Нет, этого никто не знает. Если бы я знал наперёд, я перестал бы этим заниматься. Конечно, я контролирую, что рисую. Но вместе с тем очень слабо понимаю людей, которые говорят, что их руку кто-то ведёт — почему этот кто-то избрал его руку? За что такие почести?

В творчестве важна особая смесь случайности и применённых усилий, мне недостаточно случайных подтёков краски или жестов. А ещё я не очень люблю виртуозов. Мне кажется, мудрость — это когда ты делаешь проще.

Раньше, когда у меня текла краска, я обращал внимание и вытирал её. Но когда это случилось в серии «3.2.2», мне не хотелось убирать подтёки, я почувствовал, что это важно. Я сравнил бы этот процесс с тем, как изучают частицы по их следу на пластинке. К тому же краска течет вниз, а это свойство гравитации. Я управляю этим процессом, но процесс так же существует и сам по себе, это входит в моё понимание мироздания.

— Художник задаёт вопросы или отвечает на них?

По-разному. Как говорил мой знакомый: «Нельзя картинкой закрыть тему».

— Можно ли рассматривать искусство в категориях хорошо/плохо?

На мой взгляд, если отказаться от аксиологии, то тогда искусства вообще не существует. Оно находится именно в этих категориях.

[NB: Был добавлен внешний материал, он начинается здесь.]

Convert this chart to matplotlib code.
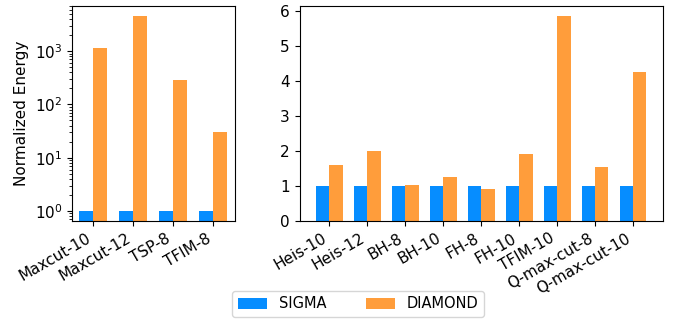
import numpy as np
import matplotlib
matplotlib.use("Agg")
import matplotlib.pyplot as plt

plt.rcParams["font.size"] = 11

# Log-scale benchmarks
left_cats = ["Maxcut-10", "Maxcut-12", "TSP-8", "TFIM-8"]
left_sigma = [1.0, 1.0, 1.0, 1.0]
left_diamond = [1130, 4550, 288, 30]

# Linear-scale benchmarks
right_cats = ["Heis-10", "Heis-12", "BH-8", "BH-10", "FH-8", "FH-10",
              "TFIM-10", "Q-max-cut-8", "Q-max-cut-10"]
right_sigma = [1.0] * 9
right_diamond = [1.60, 2.00, 1.03, 1.26, 0.91, 1.91, 5.86, 1.54, 4.26]

series_names = ["SIGMA", "DIAMOND"]
c_sigma = "#068dff"
c_diamond = "#ff9d3b"
w = 0.35

fig = plt.figure(figsize=(6.77, 3.25), dpi=100)
ax1 = fig.add_axes([72 / 677, 1 - 221 / 325, 162.5 / 677, 215 / 325])
ax2 = fig.add_axes([299.5 / 677, 1 - 221 / 325, 363.5 / 677, 215 / 325])

x1 = np.arange(len(left_cats))
ax1.bar(x1 - w / 2, left_sigma, w, color=c_sigma, label=series_names[0])
ax1.bar(x1 + w / 2, left_diamond, w, color=c_diamond, label=series_names[1])
ax1.set_yscale("log")
ax1.set_ylim(0.65, 7000)
ax1.set_xticks(x1)
ax1.set_xticklabels(left_cats, rotation=30, ha="right")
ax1.set_ylabel("Normalized Energy")

x2 = np.arange(len(right_cats))
ax2.bar(x2 - w / 2, right_sigma, w, color=c_sigma)
ax2.bar(x2 + w / 2, right_diamond, w, color=c_diamond)
ax2.set_ylim(0, 6.15)
ax2.set_xticks(x2)
ax2.set_xticklabels(right_cats, rotation=30, ha="right")

handles, labels = ax1.get_legend_handles_labels()
fig.legend(handles, labels, loc="center", ncol=2, fontsize=10.5,
           bbox_to_anchor=(358 / 677, 1 - 304 / 325), columnspacing=2.7)

fig.savefig("out.png", dpi=100)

Допустим, если я не могу сказать, что эта картина — плохая, а другая — шедевр, то зачем они вообще нужны? Бывают вещи чрезвычайно остроумные и уместные в какой-то момент, как писсуар Дюшана, но когда он начал их продавать — это уже другая история.

Я живу в терминах большого стиля, который не связан с жанром, но имеет отношение к стремлению делать вещи в контексте устройства мироздания. У меня с 14 лет была мечта  увидеть «Гернику» Пикассо: эта картина —  яркий пример большого стиля. Не только искусство существует в рамках аксиологии, а мир и люди в принципе.

В то же время, когда слышу от кого-нибудь, что искусство занимается выявлением границ возможного или невозможного, отвечаю человеку, что это должен определять уголовный кодекс — что можно, а что нельзя. Искусство занимается другим. Можно всё, вопрос в том, как ты это делаешь. Нет особенных запретных тем, есть личность, которая может через призму собственного восприятия эти темы пропустить и выразить в творчестве.

Вы знаете, для меня граница этого «хорошо» недавно проходила по улице Грушевского, когда там были баррикады. Там правда — тут неправда. Когда стоит баррикада, ты либо с этой стороны, либо с той. Недаром это слово стало понятийным.

— Политические идеи и гражданская позиция, которую вы транслируете через соцсети, отображаются в вашем творчестве?

Конечно, эти темы проявляются в работах. Что лукавить, у меня есть целая политическая серия. Я в своё время свою «Стену» — работы про события на Майдане во время Революции Достоинства — назвал живописью прямого действия. Как к «Смерти Марата» Жака-Луи Давида люди подходили, прежде чем идти в бой (это пример живописи прямого действия), так и ко мне приходили люди с Майдана, когда я писал «Стену».

Сейчас смею надеяться, что это не просто живопись прямого действия, а что со временем она становится объемнее — история никуда не уходит. Это не плакат. Я даже надеюсь, что её можно будет не стеной выставлять, а по отдельности каждую работу в последовательном порядке.

— Насколько известно, стена, посвящённая Майдану — вторая по счету. Будет ли третья, вернётесь ли вы к этой теме?

Я не знаю. Лучше бы не было. Эта тема связана с событийным рядом.

— Насколько сильно изменилось украинское искусство с начала войны?

Я не скажу за всю украинскую культуру. К сожалению, я считал, что Революция Достоинства изменила нас всех. Она, может, и изменила, но в тоже время этот процесс оказался не таким быстрым, как мы надеялись. У нас до сих пор 50% населения осталось в «болоте». Тут уместно вспомнить эпиграф к роману братьев Стругацких: «Из десяти девять не знают отличия тьмы от света, истины от лжи, чести от бесчестья, свободы от рабства. Так же не знают и пользы своей».

Я считаю, что изменения начали происходить раньше. У нас сильная «Киевская школа» — я имею ввиду живопись и графику. Игорь Диченко, например, проводил Выставку Казимира Малевича и вместе с его работами выставлял мои и Александра Животкова. Это говорит о том, что наше искусство существует в одном художественном поле, в некой парадигме, где мы совпадаем по смыслам, но живём в разное время.